Multi-walled carbon nanotubes growth by chemical vapour deposition: Effect of precursor flowing path and catalyst size

Abstract

Carbon nanomaterials have been found to have promising performance in various applications. However, the complexity and high operation cost during the fabrication still limit the mass production. In this study, multi-walled carbon nanotubes (MWCNTs) were grown on nickel oxide (NiO) via chemical vapour deposition (CVD) with ethanol as the carbon precursor. The NiO catalyst was fabricated from a nickel nitrate – ethanol mixture. The particle size of NiO was altered through high-energy ball milling for 0, 4, and 7 h.
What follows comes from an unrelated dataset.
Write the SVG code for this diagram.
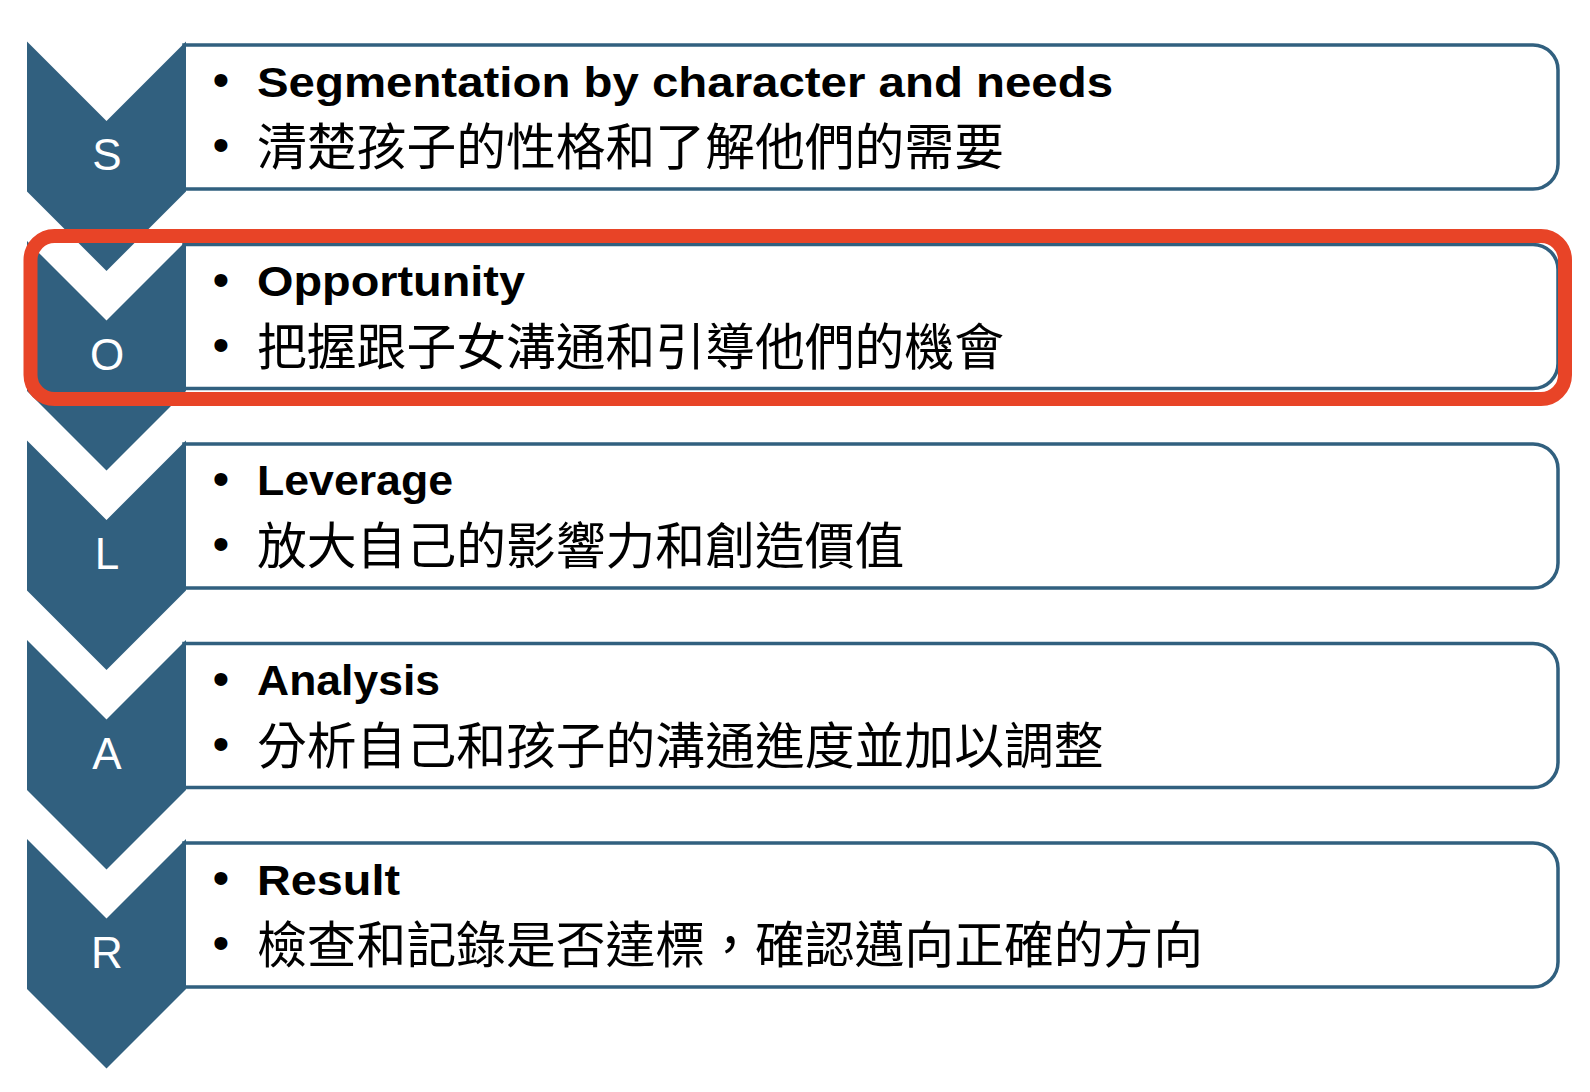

The influence of precursor flowing path (D) and NiO catalyst size during the MWCNTs growth have been investigated. The Raman spectra showed that the crystallite size of MWCNTs (L a ) increased from 16.97 to 18.00 nm as the NiO milling time increased. Furthermore, NiO-catalysed MWCNTs at D = 12 cm achieved the highest carbon yield (80.54%), with an I D /I G ratio of 1.134. Also, SEM and TEM revealed that the larger size of NiO catalyst produced fewer layers of MWCNTs. These findings are significant to aid researchers and manufacturers in optimising the CVD process towards large-scale MWCNTs fabrication.